Personally I find it hard to see how he could win, in the sense of taking the party nomination, even in '88. Now in '84, in some ways Reagan is more vulnerable that Bush was in '88, so I can see why you'd want it this early. But I think in retrospect, it is clear that Jackson needed the experience of doing 1984 somewhat wrong, so that in '88 he had his ducks more in a row.
Perhaps we need a POD where Jackson had run for and held some important public office before '84--mayor of Chicago for instance.
Or, his stronger but not "successful" run in '84 paves the way for a run that really puts him over the top in '88.
My belief, and this is speaking as an active campaigner for Jackson in southern California in 1988, is that Jackson's appeal was strong but limited. That a solid majority of Democratic primary voters, and still more the general electorate in November, was simply not prepared to support a candidate who was both radical and black.

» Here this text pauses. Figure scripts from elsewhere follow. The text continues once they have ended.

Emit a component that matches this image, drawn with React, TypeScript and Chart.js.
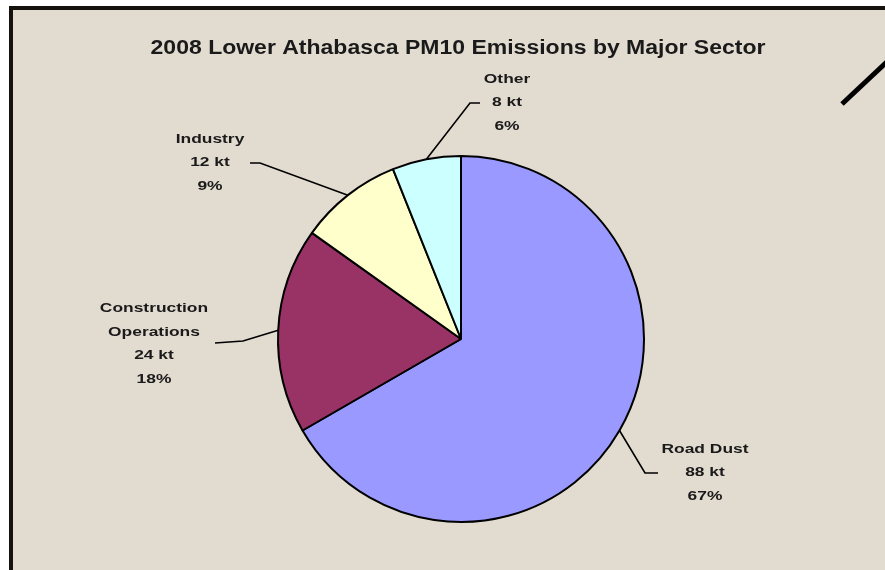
import React, { useEffect, useRef } from 'react';
import { Chart, registerables } from 'chart.js';

Chart.register(...registerables);

const TITLE = '2008 Lower Athabasca PM10 Emissions by Major Sector';
const categories = ['Road Dust', 'Construction Operations', 'Industry', 'Other'];
const labelLines = [['Road Dust'], ['Construction', 'Operations'], ['Industry'], ['Other']];
const emissionsKt = [88, 24, 12, 8];
const sliceColors = ['#9999FF', '#993366', '#FFFFCC', '#CCFFFF'];

// label layout: block centre and leader bend/end points (canvas px)
const labelLayout = [
  { cx: 705, cy: 473, bend: [645, 473], end: [658, 473] },
  { cx: 154, cy: 344, bend: [243, 341], end: [215, 343] },
  { cx: 210, cy: 163, bend: [260, 163], end: [250, 163] },
  { cx: 507, cy: 103, bend: [470, 103], end: [480, 103] },
];

const BG = '#E2DBD0';
const TEXT = '#1a1a1a';
const LABEL_FONT = 'bold 12px "Liberation Sans", Arial, sans-serif';
const TITLE_FONT = 'bold 20px "Liberation Sans", Arial, sans-serif';
const LINE_H = 23.5;

function stretchedText(ctx: CanvasRenderingContext2D, text: string, x: number, y: number, sx: number) {
  ctx.save();
  ctx.translate(x, y);
  ctx.scale(sx, 1);
  ctx.textAlign = 'center';
  ctx.textBaseline = 'middle';
  ctx.fillText(text, 0, 0);
  ctx.restore();
}

const decorPlugin = {
  id: 'decor',
  beforeDraw(chart: any) {
    const { ctx, width, height } = chart;
    ctx.save();
    ctx.fillStyle = '#ffffff';
    ctx.fillRect(0, 0, width, height);
    ctx.fillStyle = BG;
    ctx.fillRect(10, 7, width - 10, height - 7);
    ctx.fillStyle = '#15110d';
    ctx.fillRect(9, 6, width - 9, 4);
    ctx.fillRect(9, 6, 4, height - 6);
    ctx.restore();
  },
  afterDraw(chart: any) {
    const { ctx } = chart;
    const meta = chart.getDatasetMeta(0);
    const data = chart.data.datasets[0].data as number[];
    const total = data.reduce((a, b) => a + b, 0);
    ctx.save();
    // title
    ctx.fillStyle = TEXT;
    ctx.font = TITLE_FONT;
    stretchedText(ctx, TITLE, 458, 48, 1.15);

    // leaders + labels
    ctx.font = LABEL_FONT;
    meta.data.forEach((arc: any, i: number) => {
      const p = arc.getProps(['x', 'y', 'startAngle', 'endAngle', 'outerRadius'], true);
      const mid = (p.startAngle + p.endAngle) / 2;
      const ax = p.x + Math.cos(mid) * p.outerRadius;
      const ay = p.y + Math.sin(mid) * p.outerRadius;
      const L = labelLayout[i];
      ctx.strokeStyle = '#000';
      ctx.lineWidth = 1.6;
      ctx.beginPath();
      ctx.moveTo(ax, ay);
      ctx.lineTo(L.bend[0], L.bend[1]);
      ctx.lineTo(L.end[0], L.end[1]);
      ctx.stroke();

      const lines = [...labelLines[i], `${data[i]} kt`, `${Math.round((data[i] / total) * 100)}%`];
      const top = L.cy - ((lines.length - 1) * LINE_H) / 2;
      ctx.fillStyle = TEXT;
      lines.forEach((t, k) => stretchedText(ctx, t, L.cx, top + k * LINE_H, 1.45));
    });

    // diagonal stroke at top right
    ctx.strokeStyle = '#000';
    ctx.lineWidth = 5;
    ctx.lineCap = 'butt';
    ctx.beginPath();
    ctx.moveTo(842, 104);
    ctx.lineTo(890, 59);
    ctx.stroke();
    ctx.restore();
  },
};

export default function App() {
  const ref = useRef<HTMLCanvasElement>(null);
  useEffect(() => {
    if (!ref.current) return;
    const chart = new Chart(ref.current, {
      type: 'pie',
      data: {
        labels: categories,
        datasets: [
          {
            data: emissionsKt,
            backgroundColor: sliceColors,
            borderColor: '#000000',
            borderWidth: 2,
            hoverOffset: 0,
            offset: 0,
          } as any,
        ],
      },
      options: {
        responsive: false,
        animation: false,
        radius: 183,
        layout: { padding: { left: 37, right: 0, top: 108, bottom: 0 } },
        plugins: {
          legend: { display: false },
          tooltip: { enabled: false },
          title: { display: false },
        },
      } as any,
      plugins: [decorPlugin],
    });
    return () => chart.destroy();
  }, []);
  return (
    <div style={{ position: 'absolute', left: 0, top: 0, width: 885, height: 570 }}>
      <canvas ref={ref} width={885} height={570} />
    </div>
  );
}
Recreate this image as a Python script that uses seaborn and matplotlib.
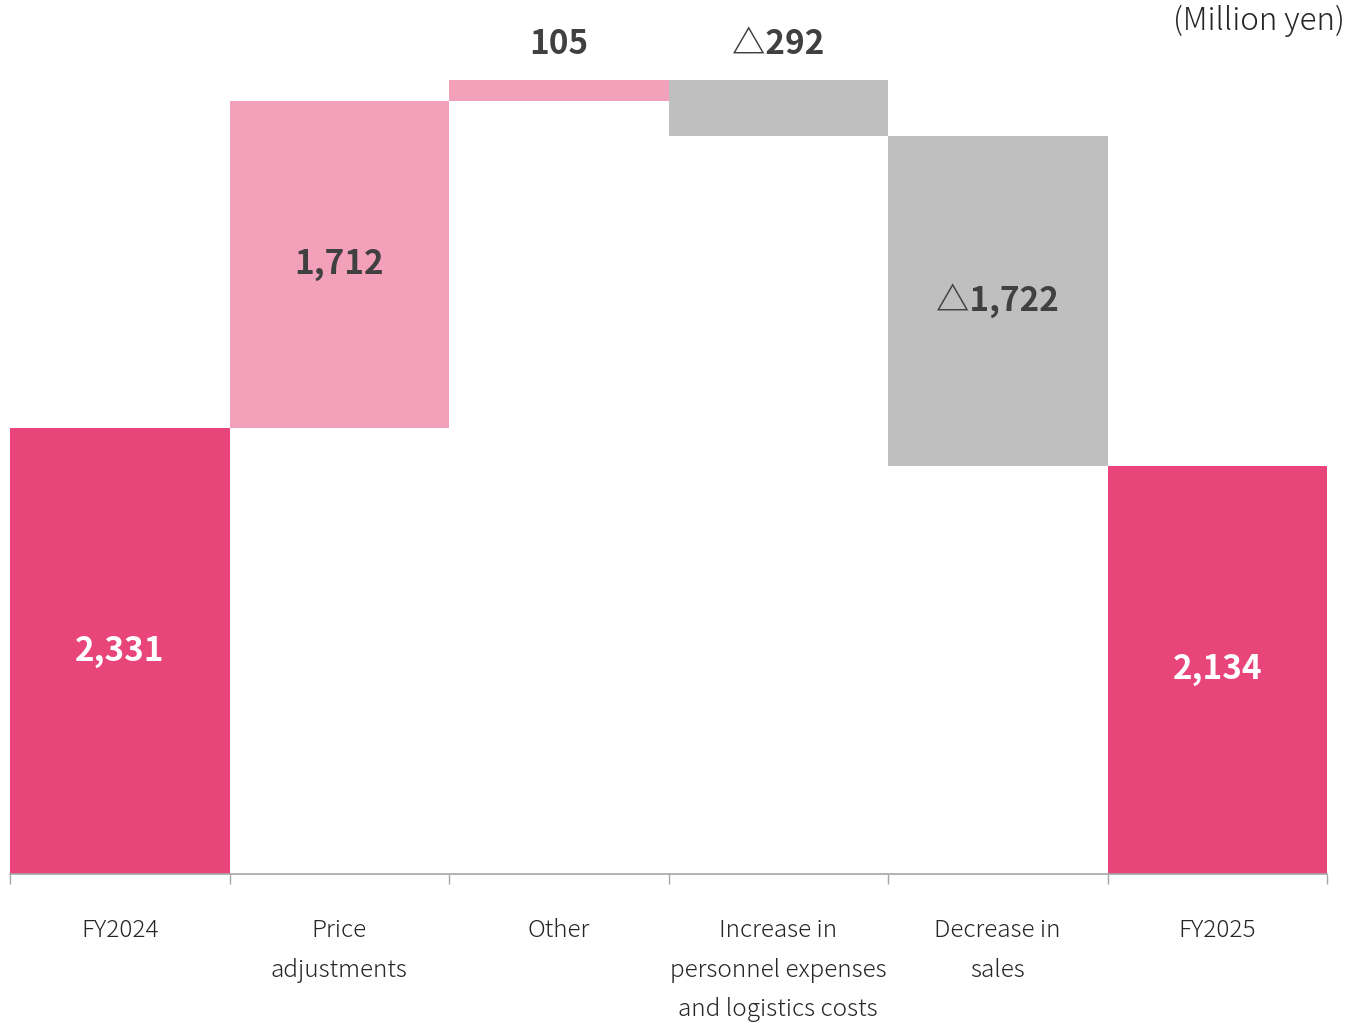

It might also be that voters were subliminally perceptive of personal shortcomings that meant Jackson could not be the man, even if an outspokenly leftist black man could be.
But OTL, Jackson did command 30 percent of the popular primary vote and delegates at the convention, which I find pretty amazing. (I only focused on California where we did a lot better than the pundits predicted, at 35 percent statewide). Kick that up 50 percent and he'd trade places with Dukakis.
The thing is, I never believed he could quite do that, and considering how many negatives the Republicans had had explode on them and the strong sense of Democratic comeback in '86, and yet Bush winning so handily in '88, I find it hard to imagine just what sort of sensational revelations or ATL disasters that the Republicans could not simply spin against the Democrats it would have taken. If Jackson
could poll primary numbers 50 percent more than OTL, that might be a strong indication he could in fact win in November too. But I don't see it happening.